Cette décision du Président de la République est loin d’être une victoire d’un camp sur l’autre ni un échec d’un camp par rapport à l’autre, mais la pure manifestation d’une avancée démocratique. En effet, depuis qu’elle a été initiée par le Président de la République, la révision de la Constitution de 1992 a suscité tous les débats jamais égalés en République du Mali. En réalité, l’initiative présidentielle a généré un véritable exercice démocratique qu’il convient dès lors de positiver comme étant l’avancée de notre démocratie. Il convient de retenir que beaucoup plus que les deux dernières tentatives de révision constitutionnelle, celle du Président IBK a impliqué plus de débats entre maliens.
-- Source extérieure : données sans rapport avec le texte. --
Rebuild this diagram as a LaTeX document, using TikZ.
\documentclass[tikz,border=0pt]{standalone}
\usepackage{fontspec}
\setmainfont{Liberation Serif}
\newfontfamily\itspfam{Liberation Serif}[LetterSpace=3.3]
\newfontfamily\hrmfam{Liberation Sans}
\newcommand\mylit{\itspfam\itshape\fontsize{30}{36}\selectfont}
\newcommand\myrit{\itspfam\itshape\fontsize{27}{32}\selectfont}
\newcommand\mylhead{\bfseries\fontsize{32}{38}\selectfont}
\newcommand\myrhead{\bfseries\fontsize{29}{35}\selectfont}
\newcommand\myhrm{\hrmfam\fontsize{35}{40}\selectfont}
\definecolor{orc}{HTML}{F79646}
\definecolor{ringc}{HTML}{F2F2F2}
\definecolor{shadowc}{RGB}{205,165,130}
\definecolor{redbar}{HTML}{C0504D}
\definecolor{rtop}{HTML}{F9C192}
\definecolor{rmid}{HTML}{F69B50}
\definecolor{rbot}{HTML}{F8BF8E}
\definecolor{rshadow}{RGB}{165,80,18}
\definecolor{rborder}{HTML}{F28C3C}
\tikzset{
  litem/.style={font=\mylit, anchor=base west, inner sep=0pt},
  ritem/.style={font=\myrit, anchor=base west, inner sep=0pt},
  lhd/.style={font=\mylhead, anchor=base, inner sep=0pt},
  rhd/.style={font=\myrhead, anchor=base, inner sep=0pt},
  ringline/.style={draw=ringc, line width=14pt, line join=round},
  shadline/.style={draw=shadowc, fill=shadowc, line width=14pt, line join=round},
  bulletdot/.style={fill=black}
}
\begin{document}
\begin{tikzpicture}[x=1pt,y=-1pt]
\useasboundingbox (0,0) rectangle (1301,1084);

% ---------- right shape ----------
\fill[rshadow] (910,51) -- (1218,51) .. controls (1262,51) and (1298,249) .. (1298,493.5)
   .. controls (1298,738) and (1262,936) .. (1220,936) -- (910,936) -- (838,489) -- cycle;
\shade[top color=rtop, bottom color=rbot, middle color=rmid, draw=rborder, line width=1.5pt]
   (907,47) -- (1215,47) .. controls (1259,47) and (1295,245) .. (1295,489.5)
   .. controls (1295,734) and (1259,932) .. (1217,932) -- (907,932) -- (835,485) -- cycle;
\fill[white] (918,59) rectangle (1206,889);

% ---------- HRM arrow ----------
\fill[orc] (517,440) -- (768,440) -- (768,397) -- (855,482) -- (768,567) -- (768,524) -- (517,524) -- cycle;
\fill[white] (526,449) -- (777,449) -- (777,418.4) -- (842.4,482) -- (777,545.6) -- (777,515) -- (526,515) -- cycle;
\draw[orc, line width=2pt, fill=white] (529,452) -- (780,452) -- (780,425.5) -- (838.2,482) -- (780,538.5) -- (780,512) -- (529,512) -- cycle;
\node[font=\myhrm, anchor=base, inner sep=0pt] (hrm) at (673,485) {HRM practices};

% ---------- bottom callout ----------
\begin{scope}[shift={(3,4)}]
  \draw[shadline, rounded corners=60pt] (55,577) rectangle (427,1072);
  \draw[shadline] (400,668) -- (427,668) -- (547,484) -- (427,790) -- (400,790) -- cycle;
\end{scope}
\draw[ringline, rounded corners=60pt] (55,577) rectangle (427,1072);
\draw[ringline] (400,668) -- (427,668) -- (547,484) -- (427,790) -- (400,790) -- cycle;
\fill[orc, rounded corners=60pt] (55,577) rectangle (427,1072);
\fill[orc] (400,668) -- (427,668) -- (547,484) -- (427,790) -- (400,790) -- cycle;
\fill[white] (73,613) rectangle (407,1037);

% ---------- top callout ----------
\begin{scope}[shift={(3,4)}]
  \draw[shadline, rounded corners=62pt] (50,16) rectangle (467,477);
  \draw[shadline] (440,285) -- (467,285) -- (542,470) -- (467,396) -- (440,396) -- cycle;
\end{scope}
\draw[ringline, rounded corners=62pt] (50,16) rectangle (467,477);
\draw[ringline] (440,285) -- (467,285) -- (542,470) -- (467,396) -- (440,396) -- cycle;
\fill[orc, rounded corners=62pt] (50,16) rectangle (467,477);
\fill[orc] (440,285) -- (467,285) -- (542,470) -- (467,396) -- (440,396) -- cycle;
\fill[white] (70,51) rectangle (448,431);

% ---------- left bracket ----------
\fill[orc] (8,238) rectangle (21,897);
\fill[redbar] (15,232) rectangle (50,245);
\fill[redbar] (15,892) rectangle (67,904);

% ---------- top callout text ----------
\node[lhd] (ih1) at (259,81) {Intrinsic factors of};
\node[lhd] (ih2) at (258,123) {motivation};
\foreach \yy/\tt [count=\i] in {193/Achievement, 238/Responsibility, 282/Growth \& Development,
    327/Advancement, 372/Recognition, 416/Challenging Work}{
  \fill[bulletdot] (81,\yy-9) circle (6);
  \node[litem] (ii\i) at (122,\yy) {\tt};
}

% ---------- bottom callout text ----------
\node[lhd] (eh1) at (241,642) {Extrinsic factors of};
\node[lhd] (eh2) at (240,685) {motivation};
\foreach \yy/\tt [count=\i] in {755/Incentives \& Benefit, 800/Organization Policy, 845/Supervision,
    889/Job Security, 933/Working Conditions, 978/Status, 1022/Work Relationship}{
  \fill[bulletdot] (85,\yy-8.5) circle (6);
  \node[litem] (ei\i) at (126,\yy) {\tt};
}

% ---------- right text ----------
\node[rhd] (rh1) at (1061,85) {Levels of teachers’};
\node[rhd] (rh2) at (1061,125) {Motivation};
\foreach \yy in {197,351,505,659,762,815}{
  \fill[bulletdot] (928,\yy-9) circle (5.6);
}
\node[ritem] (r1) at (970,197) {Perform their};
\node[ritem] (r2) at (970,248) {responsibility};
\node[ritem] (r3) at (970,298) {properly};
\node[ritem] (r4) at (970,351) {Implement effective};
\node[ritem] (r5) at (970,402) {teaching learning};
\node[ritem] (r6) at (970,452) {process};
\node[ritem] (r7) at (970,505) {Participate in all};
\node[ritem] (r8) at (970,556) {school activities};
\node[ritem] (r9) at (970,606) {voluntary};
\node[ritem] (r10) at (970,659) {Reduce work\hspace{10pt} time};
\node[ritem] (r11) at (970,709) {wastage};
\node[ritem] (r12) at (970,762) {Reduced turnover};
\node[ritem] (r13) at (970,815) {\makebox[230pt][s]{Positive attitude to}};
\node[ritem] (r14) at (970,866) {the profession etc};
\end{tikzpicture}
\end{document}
Mieux, le présent projet de révision constitutionnelle aura permis aux maliens lambda non-initiés au concept, de mieux comprendre ce qu’est la Constitution, jadis sacrée aux juristes et aux quelques élites de la société. Les débats animés par les camps du OUI et du NON, tintés de la traduction de la langue nationale avec comme leitmotiv « Charia sum Ba » (loi fondamentale) ont été une réelle culture pour des maliens. Quelques mois durant, des politiques, des citoyens profanes, des indécis d’hier à la vie politique se sont tous livrés à une bonne compréhension de la Constitution, son rôle et sa procédure de révision. C’est la preuve encore une fois de plus que la démocratie est vraiment en marche dans notre pays, même si l’on a enregistré avec inquiétude la montée des radicalités et les excès de langage qui ont à juste titre fait regretter le magistrat suprême.
Dans la pratique démocratique un Président qui initie, mais qui écoute et recule a tout simplement compris son peuple. Incontestablement, loin d’être une capitulation, le chef de l’Etat s’est mis au-dessus de tous les clivages politiques pour l’honneur et le bonheur du peuple, son slogan de campagne de 2013. Il a décidé de surseoir à son ultime droit constitutionnel en écoutant les préoccupations, surtout des notabilités qui se soucient beaucoup pour la cohésion sociale. Garant de cette cohésion et premier défenseur de l’intérêt national, IBK a mis en avant le besoin impératif de s’écouter, de se comprendre et d’aller ensemble de l’avant. « Au regard de tout ce qui précède, et en considération de l’intérêt supérieur de la nation et de la préservation d’un climat social apaisé, j’ai décidé, en toute responsabilité, de surseoir à l’organisation d’un référendum sur la révision constitutionnelle. Pour le Mali, aucun sacrifice n’est de trop ! ». C’est la motivation du Président de la République, vraiment sage et apaisant, qui doit aujourd’hui permettre aux maliens de tourner la page et s’inscrire à l’union sacrée. N’est-ce pas que les défis sont énormes. Pour sa part, le Président de la République dit faire prendre les dispositions nécessaires pour l’engagement d’un dialogue inclusif et dépassionné.